Material supplied ->
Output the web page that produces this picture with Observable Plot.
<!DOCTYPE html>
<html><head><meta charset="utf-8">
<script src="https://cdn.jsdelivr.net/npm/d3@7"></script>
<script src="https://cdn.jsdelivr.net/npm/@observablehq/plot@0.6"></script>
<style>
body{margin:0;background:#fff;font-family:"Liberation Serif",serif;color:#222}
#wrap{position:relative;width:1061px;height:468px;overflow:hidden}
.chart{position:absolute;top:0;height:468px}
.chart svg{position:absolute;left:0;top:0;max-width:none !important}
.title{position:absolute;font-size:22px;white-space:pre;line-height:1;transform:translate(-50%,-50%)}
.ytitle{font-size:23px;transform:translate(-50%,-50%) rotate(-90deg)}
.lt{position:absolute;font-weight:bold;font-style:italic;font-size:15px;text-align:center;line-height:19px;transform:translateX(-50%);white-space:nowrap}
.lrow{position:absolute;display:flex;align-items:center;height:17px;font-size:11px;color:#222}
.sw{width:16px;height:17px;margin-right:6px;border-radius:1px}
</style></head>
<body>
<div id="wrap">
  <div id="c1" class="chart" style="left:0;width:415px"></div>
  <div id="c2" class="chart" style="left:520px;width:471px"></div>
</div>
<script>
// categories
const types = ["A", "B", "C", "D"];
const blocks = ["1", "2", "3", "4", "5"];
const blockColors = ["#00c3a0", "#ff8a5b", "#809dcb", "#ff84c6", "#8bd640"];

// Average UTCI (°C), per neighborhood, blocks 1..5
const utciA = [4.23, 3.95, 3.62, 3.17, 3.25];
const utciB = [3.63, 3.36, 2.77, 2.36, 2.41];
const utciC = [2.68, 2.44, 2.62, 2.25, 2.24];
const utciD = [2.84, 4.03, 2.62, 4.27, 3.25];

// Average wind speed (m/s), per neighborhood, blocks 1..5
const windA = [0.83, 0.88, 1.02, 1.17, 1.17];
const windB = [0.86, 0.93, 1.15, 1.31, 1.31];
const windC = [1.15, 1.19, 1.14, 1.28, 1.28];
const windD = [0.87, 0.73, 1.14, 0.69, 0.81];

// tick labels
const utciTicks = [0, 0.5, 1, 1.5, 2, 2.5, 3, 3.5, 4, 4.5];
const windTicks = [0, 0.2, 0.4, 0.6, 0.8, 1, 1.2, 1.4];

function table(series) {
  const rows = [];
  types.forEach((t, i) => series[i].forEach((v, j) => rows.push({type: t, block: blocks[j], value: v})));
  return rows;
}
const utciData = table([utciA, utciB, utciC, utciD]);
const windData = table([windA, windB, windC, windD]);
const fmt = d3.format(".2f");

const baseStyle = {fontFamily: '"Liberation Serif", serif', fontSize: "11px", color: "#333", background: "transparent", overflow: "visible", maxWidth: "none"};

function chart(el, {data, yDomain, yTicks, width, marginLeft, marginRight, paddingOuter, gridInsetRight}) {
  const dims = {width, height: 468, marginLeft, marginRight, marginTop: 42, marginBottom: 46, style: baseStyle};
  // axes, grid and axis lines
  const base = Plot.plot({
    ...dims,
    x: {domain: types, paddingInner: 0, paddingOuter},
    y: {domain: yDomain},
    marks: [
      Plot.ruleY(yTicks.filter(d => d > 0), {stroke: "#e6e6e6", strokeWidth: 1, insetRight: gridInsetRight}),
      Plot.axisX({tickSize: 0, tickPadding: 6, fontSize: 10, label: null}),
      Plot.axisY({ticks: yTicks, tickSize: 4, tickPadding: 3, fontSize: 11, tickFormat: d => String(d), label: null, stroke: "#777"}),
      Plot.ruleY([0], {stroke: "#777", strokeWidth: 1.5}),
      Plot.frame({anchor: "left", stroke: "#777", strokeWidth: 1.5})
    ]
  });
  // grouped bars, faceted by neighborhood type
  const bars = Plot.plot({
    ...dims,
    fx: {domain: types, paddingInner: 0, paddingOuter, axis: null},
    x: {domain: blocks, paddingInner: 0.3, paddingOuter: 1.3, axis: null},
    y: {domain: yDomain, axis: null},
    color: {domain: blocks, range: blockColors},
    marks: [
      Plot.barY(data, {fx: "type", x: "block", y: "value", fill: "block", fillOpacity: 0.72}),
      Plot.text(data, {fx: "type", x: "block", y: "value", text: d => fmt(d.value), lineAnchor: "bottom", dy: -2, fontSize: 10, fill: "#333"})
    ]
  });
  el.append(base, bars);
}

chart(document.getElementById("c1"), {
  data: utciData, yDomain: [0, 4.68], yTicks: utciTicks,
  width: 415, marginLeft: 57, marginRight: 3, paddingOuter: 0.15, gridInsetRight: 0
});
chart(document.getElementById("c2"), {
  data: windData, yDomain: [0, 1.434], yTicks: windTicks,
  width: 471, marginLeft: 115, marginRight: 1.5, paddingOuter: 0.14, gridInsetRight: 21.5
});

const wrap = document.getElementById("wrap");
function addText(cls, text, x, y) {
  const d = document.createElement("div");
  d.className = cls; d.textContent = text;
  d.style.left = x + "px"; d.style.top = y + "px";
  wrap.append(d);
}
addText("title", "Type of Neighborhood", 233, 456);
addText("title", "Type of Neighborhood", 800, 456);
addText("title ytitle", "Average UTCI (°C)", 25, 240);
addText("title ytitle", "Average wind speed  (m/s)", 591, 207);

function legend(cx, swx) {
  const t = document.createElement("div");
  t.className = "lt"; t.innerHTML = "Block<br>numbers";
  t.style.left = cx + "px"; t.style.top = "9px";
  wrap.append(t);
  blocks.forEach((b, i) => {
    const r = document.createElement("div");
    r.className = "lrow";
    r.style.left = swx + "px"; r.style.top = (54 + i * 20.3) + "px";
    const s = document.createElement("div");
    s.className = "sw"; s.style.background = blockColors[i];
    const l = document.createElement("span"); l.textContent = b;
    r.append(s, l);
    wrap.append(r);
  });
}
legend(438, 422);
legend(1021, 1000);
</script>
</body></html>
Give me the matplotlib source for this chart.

Exercise details -> Using the exact wording, write out all of the records.

Exercise output ->
Output the web page that produces this picture with Observable Plot.
<!DOCTYPE html>
<html><head><meta charset="utf-8">
<script src="https://cdn.jsdelivr.net/npm/d3@7"></script>
<script src="https://cdn.jsdelivr.net/npm/@observablehq/plot@0.6"></script>
<style>
body{margin:0;background:#fff;font-family:"Liberation Serif",serif;color:#222}
#wrap{position:relative;width:1061px;height:468px;overflow:hidden}
.chart{position:absolute;top:0;height:468px}
.chart svg{position:absolute;left:0;top:0;max-width:none !important}
.title{position:absolute;font-size:22px;white-space:pre;line-height:1;transform:translate(-50%,-50%)}
.ytitle{font-size:23px;transform:translate(-50%,-50%) rotate(-90deg)}
.lt{position:absolute;font-weight:bold;font-style:italic;font-size:15px;text-align:center;line-height:19px;transform:translateX(-50%);white-space:nowrap}
.lrow{position:absolute;display:flex;align-items:center;height:17px;font-size:11px;color:#222}
.sw{width:16px;height:17px;margin-right:6px;border-radius:1px}
</style></head>
<body>
<div id="wrap">
  <div id="c1" class="chart" style="left:0;width:415px"></div>
  <div id="c2" class="chart" style="left:520px;width:471px"></div>
</div>
<script>
// categories
const types = ["A", "B", "C", "D"];
const blocks = ["1", "2", "3", "4", "5"];
const blockColors = ["#00c3a0", "#ff8a5b", "#809dcb", "#ff84c6", "#8bd640"];

// Average UTCI (°C), per neighborhood, blocks 1..5
const utciA = [4.23, 3.95, 3.62, 3.17, 3.25];
const utciB = [3.63, 3.36, 2.77, 2.36, 2.41];
const utciC = [2.68, 2.44, 2.62, 2.25, 2.24];
const utciD = [2.84, 4.03, 2.62, 4.27, 3.25];

// Average wind speed (m/s), per neighborhood, blocks 1..5
const windA = [0.83, 0.88, 1.02, 1.17, 1.17];
const windB = [0.86, 0.93, 1.15, 1.31, 1.31];
const windC = [1.15, 1.19, 1.14, 1.28, 1.28];
const windD = [0.87, 0.73, 1.14, 0.69, 0.81];

// tick labels
const utciTicks = [0, 0.5, 1, 1.5, 2, 2.5, 3, 3.5, 4, 4.5];
const windTicks = [0, 0.2, 0.4, 0.6, 0.8, 1, 1.2, 1.4];

function table(series) {
  const rows = [];
  types.forEach((t, i) => series[i].forEach((v, j) => rows.push({type: t, block: blocks[j], value: v})));
  return rows;
}
const utciData = table([utciA, utciB, utciC, utciD]);
const windData = table([windA, windB, windC, windD]);
const fmt = d3.format(".2f");

const baseStyle = {fontFamily: '"Liberation Serif", serif', fontSize: "11px", color: "#333", background: "transparent", overflow: "visible", maxWidth: "none"};

function chart(el, {data, yDomain, yTicks, width, marginLeft, marginRight, paddingOuter, gridInsetRight}) {
  const dims = {width, height: 468, marginLeft, marginRight, marginTop: 42, marginBottom: 46, style: baseStyle};
  // axes, grid and axis lines
  const base = Plot.plot({
    ...dims,
    x: {domain: types, paddingInner: 0, paddingOuter},
    y: {domain: yDomain},
    marks: [
      Plot.ruleY(yTicks.filter(d => d > 0), {stroke: "#e6e6e6", strokeWidth: 1, insetRight: gridInsetRight}),
      Plot.axisX({tickSize: 0, tickPadding: 6, fontSize: 10, label: null}),
      Plot.axisY({ticks: yTicks, tickSize: 4, tickPadding: 3, fontSize: 11, tickFormat: d => String(d), label: null, stroke: "#777"}),
      Plot.ruleY([0], {stroke: "#777", strokeWidth: 1.5}),
      Plot.frame({anchor: "left", stroke: "#777", strokeWidth: 1.5})
    ]
  });
  // grouped bars, faceted by neighborhood type
  const bars = Plot.plot({
    ...dims,
    fx: {domain: types, paddingInner: 0, paddingOuter, axis: null},
    x: {domain: blocks, paddingInner: 0.3, paddingOuter: 1.3, axis: null},
    y: {domain: yDomain, axis: null},
    color: {domain: blocks, range: blockColors},
    marks: [
      Plot.barY(data, {fx: "type", x: "block", y: "value", fill: "block", fillOpacity: 0.72}),
      Plot.text(data, {fx: "type", x: "block", y: "value", text: d => fmt(d.value), lineAnchor: "bottom", dy: -2, fontSize: 10, fill: "#333"})
    ]
  });
  el.append(base, bars);
}

chart(document.getElementById("c1"), {
  data: utciData, yDomain: [0, 4.68], yTicks: utciTicks,
  width: 415, marginLeft: 57, marginRight: 3, paddingOuter: 0.15, gridInsetRight: 0
});
chart(document.getElementById("c2"), {
  data: windData, yDomain: [0, 1.434], yTicks: windTicks,
  width: 471, marginLeft: 115, marginRight: 1.5, paddingOuter: 0.14, gridInsetRight: 21.5
});

const wrap = document.getElementById("wrap");
function addText(cls, text, x, y) {
  const d = document.createElement("div");
  d.className = cls; d.textContent = text;
  d.style.left = x + "px"; d.style.top = y + "px";
  wrap.append(d);
}
addText("title", "Type of Neighborhood", 233, 456);
addText("title", "Type of Neighborhood", 800, 456);
addText("title ytitle", "Average UTCI (°C)", 25, 240);
addText("title ytitle", "Average wind speed  (m/s)", 591, 207);

function legend(cx, swx) {
  const t = document.createElement("div");
  t.className = "lt"; t.innerHTML = "Block<br>numbers";
  t.style.left = cx + "px"; t.style.top = "9px";
  wrap.append(t);
  blocks.forEach((b, i) => {
    const r = document.createElement("div");
    r.className = "lrow";
    r.style.left = swx + "px"; r.style.top = (54 + i * 20.3) + "px";
    const s = document.createElement("div");
    s.className = "sw"; s.style.background = blockColors[i];
    const l = document.createElement("span"); l.textContent = b;
    r.append(s, l);
    wrap.append(r);
  });
}
legend(438, 422);
legend(1021, 1000);
</script>
</body></html>
Give me the matplotlib source for this chart.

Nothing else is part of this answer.